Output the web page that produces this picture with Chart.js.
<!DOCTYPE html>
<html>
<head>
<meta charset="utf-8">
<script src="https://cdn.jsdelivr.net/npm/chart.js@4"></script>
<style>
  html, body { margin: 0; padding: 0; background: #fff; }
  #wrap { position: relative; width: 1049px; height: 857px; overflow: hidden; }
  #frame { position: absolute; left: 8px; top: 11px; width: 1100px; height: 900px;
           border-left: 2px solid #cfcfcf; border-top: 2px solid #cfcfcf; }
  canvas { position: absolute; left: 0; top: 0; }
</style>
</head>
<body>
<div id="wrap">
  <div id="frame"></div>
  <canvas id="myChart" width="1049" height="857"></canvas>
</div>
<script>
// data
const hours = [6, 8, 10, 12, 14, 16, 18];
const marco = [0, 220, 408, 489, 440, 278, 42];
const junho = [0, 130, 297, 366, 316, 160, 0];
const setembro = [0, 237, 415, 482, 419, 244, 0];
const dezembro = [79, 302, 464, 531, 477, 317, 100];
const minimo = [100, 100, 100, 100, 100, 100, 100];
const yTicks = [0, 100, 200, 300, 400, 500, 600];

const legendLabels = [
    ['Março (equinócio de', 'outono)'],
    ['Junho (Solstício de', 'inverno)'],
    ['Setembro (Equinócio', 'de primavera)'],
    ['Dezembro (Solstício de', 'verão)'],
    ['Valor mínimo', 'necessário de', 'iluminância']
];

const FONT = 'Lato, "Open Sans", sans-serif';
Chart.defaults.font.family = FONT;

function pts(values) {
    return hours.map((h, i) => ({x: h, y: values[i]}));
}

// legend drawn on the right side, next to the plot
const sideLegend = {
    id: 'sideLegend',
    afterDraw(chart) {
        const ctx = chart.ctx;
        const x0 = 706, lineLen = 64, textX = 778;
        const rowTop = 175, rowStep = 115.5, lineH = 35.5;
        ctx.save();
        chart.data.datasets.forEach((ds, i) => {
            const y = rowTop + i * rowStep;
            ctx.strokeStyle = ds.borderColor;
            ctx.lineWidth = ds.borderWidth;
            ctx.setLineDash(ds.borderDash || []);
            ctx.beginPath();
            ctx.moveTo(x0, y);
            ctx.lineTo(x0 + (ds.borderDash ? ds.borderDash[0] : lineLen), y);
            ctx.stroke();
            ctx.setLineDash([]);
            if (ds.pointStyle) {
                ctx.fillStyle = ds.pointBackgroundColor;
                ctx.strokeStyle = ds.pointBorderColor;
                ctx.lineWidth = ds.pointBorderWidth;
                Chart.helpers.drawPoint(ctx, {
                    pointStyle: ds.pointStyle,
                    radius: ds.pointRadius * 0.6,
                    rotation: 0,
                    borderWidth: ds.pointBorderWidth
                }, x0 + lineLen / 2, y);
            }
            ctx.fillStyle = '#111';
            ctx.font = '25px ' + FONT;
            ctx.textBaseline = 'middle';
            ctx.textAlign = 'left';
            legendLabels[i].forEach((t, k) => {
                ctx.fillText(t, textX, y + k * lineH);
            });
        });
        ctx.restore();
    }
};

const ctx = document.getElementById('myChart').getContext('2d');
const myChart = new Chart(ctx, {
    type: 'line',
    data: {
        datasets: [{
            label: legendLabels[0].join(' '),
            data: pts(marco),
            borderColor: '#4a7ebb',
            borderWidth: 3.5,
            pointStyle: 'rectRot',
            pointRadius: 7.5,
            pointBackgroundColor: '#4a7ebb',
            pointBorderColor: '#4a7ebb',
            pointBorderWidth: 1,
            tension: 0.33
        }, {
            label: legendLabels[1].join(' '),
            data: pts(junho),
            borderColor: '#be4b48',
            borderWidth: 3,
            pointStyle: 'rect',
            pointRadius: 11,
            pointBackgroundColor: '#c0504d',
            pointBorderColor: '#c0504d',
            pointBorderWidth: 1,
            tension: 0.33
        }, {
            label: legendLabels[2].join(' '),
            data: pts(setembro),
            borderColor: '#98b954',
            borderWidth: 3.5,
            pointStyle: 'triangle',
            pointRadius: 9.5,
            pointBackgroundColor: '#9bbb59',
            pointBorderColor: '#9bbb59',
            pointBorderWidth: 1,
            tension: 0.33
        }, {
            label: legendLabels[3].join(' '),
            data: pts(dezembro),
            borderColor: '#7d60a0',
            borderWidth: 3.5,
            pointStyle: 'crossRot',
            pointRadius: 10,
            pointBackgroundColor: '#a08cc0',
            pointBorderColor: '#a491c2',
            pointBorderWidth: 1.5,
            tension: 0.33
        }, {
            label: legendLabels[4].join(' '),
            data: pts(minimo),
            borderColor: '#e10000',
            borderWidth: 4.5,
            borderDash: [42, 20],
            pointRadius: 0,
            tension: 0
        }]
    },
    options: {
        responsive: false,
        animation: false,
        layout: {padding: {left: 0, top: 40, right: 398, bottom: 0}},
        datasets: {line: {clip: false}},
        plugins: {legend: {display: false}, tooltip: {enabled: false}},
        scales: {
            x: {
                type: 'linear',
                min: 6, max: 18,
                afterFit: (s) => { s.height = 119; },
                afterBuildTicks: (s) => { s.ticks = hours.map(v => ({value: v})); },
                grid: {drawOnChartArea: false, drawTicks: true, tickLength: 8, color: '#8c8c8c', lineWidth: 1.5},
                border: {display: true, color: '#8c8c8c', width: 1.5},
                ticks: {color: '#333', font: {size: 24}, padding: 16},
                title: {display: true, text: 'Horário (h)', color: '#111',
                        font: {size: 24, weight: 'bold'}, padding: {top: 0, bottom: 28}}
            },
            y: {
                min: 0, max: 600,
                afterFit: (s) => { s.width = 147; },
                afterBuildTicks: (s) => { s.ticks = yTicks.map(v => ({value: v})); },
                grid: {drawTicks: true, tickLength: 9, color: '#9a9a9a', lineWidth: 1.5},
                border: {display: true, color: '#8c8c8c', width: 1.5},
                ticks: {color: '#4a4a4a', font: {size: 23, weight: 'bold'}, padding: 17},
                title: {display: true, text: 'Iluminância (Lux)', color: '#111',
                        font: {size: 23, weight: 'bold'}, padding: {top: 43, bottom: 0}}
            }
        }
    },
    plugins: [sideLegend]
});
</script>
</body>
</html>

--

**Aim:** Please repeat the listing above in full and exactly.

**Exercise result:**
Output the web page that produces this picture with Chart.js.
<!DOCTYPE html>
<html>
<head>
<meta charset="utf-8">
<script src="https://cdn.jsdelivr.net/npm/chart.js@4"></script>
<style>
  html, body { margin: 0; padding: 0; background: #fff; }
  #wrap { position: relative; width: 1049px; height: 857px; overflow: hidden; }
  #frame { position: absolute; left: 8px; top: 11px; width: 1100px; height: 900px;
           border-left: 2px solid #cfcfcf; border-top: 2px solid #cfcfcf; }
  canvas { position: absolute; left: 0; top: 0; }
</style>
</head>
<body>
<div id="wrap">
  <div id="frame"></div>
  <canvas id="myChart" width="1049" height="857"></canvas>
</div>
<script>
// data
const hours = [6, 8, 10, 12, 14, 16, 18];
const marco = [0, 220, 408, 489, 440, 278, 42];
const junho = [0, 130, 297, 366, 316, 160, 0];
const setembro = [0, 237, 415, 482, 419, 244, 0];
const dezembro = [79, 302, 464, 531, 477, 317, 100];
const minimo = [100, 100, 100, 100, 100, 100, 100];
const yTicks = [0, 100, 200, 300, 400, 500, 600];

const legendLabels = [
    ['Março (equinócio de', 'outono)'],
    ['Junho (Solstício de', 'inverno)'],
    ['Setembro (Equinócio', 'de primavera)'],
    ['Dezembro (Solstício de', 'verão)'],
    ['Valor mínimo', 'necessário de', 'iluminância']
];

const FONT = 'Lato, "Open Sans", sans-serif';
Chart.defaults.font.family = FONT;

function pts(values) {
    return hours.map((h, i) => ({x: h, y: values[i]}));
}

// legend drawn on the right side, next to the plot
const sideLegend = {
    id: 'sideLegend',
    afterDraw(chart) {
        const ctx = chart.ctx;
        const x0 = 706, lineLen = 64, textX = 778;
        const rowTop = 175, rowStep = 115.5, lineH = 35.5;
        ctx.save();
        chart.data.datasets.forEach((ds, i) => {
            const y = rowTop + i * rowStep;
            ctx.strokeStyle = ds.borderColor;
            ctx.lineWidth = ds.borderWidth;
            ctx.setLineDash(ds.borderDash || []);
            ctx.beginPath();
            ctx.moveTo(x0, y);
            ctx.lineTo(x0 + (ds.borderDash ? ds.borderDash[0] : lineLen), y);
            ctx.stroke();
            ctx.setLineDash([]);
            if (ds.pointStyle) {
                ctx.fillStyle = ds.pointBackgroundColor;
                ctx.strokeStyle = ds.pointBorderColor;
                ctx.lineWidth = ds.pointBorderWidth;
                Chart.helpers.drawPoint(ctx, {
                    pointStyle: ds.pointStyle,
                    radius: ds.pointRadius * 0.6,
                    rotation: 0,
                    borderWidth: ds.pointBorderWidth
                }, x0 + lineLen / 2, y);
            }
            ctx.fillStyle = '#111';
            ctx.font = '25px ' + FONT;
            ctx.textBaseline = 'middle';
            ctx.textAlign = 'left';
            legendLabels[i].forEach((t, k) => {
                ctx.fillText(t, textX, y + k * lineH);
            });
        });
        ctx.restore();
    }
};

const ctx = document.getElementById('myChart').getContext('2d');
const myChart = new Chart(ctx, {
    type: 'line',
    data: {
        datasets: [{
            label: legendLabels[0].join(' '),
            data: pts(marco),
            borderColor: '#4a7ebb',
            borderWidth: 3.5,
            pointStyle: 'rectRot',
            pointRadius: 7.5,
            pointBackgroundColor: '#4a7ebb',
            pointBorderColor: '#4a7ebb',
            pointBorderWidth: 1,
            tension: 0.33
        }, {
            label: legendLabels[1].join(' '),
            data: pts(junho),
            borderColor: '#be4b48',
            borderWidth: 3,
            pointStyle: 'rect',
            pointRadius: 11,
            pointBackgroundColor: '#c0504d',
            pointBorderColor: '#c0504d',
            pointBorderWidth: 1,
            tension: 0.33
        }, {
            label: legendLabels[2].join(' '),
            data: pts(setembro),
            borderColor: '#98b954',
            borderWidth: 3.5,
            pointStyle: 'triangle',
            pointRadius: 9.5,
            pointBackgroundColor: '#9bbb59',
            pointBorderColor: '#9bbb59',
            pointBorderWidth: 1,
            tension: 0.33
        }, {
            label: legendLabels[3].join(' '),
            data: pts(dezembro),
            borderColor: '#7d60a0',
            borderWidth: 3.5,
            pointStyle: 'crossRot',
            pointRadius: 10,
            pointBackgroundColor: '#a08cc0',
            pointBorderColor: '#a491c2',
            pointBorderWidth: 1.5,
            tension: 0.33
        }, {
            label: legendLabels[4].join(' '),
            data: pts(minimo),
            borderColor: '#e10000',
            borderWidth: 4.5,
            borderDash: [42, 20],
            pointRadius: 0,
            tension: 0
        }]
    },
    options: {
        responsive: false,
        animation: false,
        layout: {padding: {left: 0, top: 40, right: 398, bottom: 0}},
        datasets: {line: {clip: false}},
        plugins: {legend: {display: false}, tooltip: {enabled: false}},
        scales: {
            x: {
                type: 'linear',
                min: 6, max: 18,
                afterFit: (s) => { s.height = 119; },
                afterBuildTicks: (s) => { s.ticks = hours.map(v => ({value: v})); },
                grid: {drawOnChartArea: false, drawTicks: true, tickLength: 8, color: '#8c8c8c', lineWidth: 1.5},
                border: {display: true, color: '#8c8c8c', width: 1.5},
                ticks: {color: '#333', font: {size: 24}, padding: 16},
                title: {display: true, text: 'Horário (h)', color: '#111',
                        font: {size: 24, weight: 'bold'}, padding: {top: 0, bottom: 28}}
            },
            y: {
                min: 0, max: 600,
                afterFit: (s) => { s.width = 147; },
                afterBuildTicks: (s) => { s.ticks = yTicks.map(v => ({value: v})); },
                grid: {drawTicks: true, tickLength: 9, color: '#9a9a9a', lineWidth: 1.5},
                border: {display: true, color: '#8c8c8c', width: 1.5},
                ticks: {color: '#4a4a4a', font: {size: 23, weight: 'bold'}, padding: 17},
                title: {display: true, text: 'Iluminância (Lux)', color: '#111',
                        font: {size: 23, weight: 'bold'}, padding: {top: 43, bottom: 0}}
            }
        }
    },
    plugins: [sideLegend]
});
</script>
</body>
</html>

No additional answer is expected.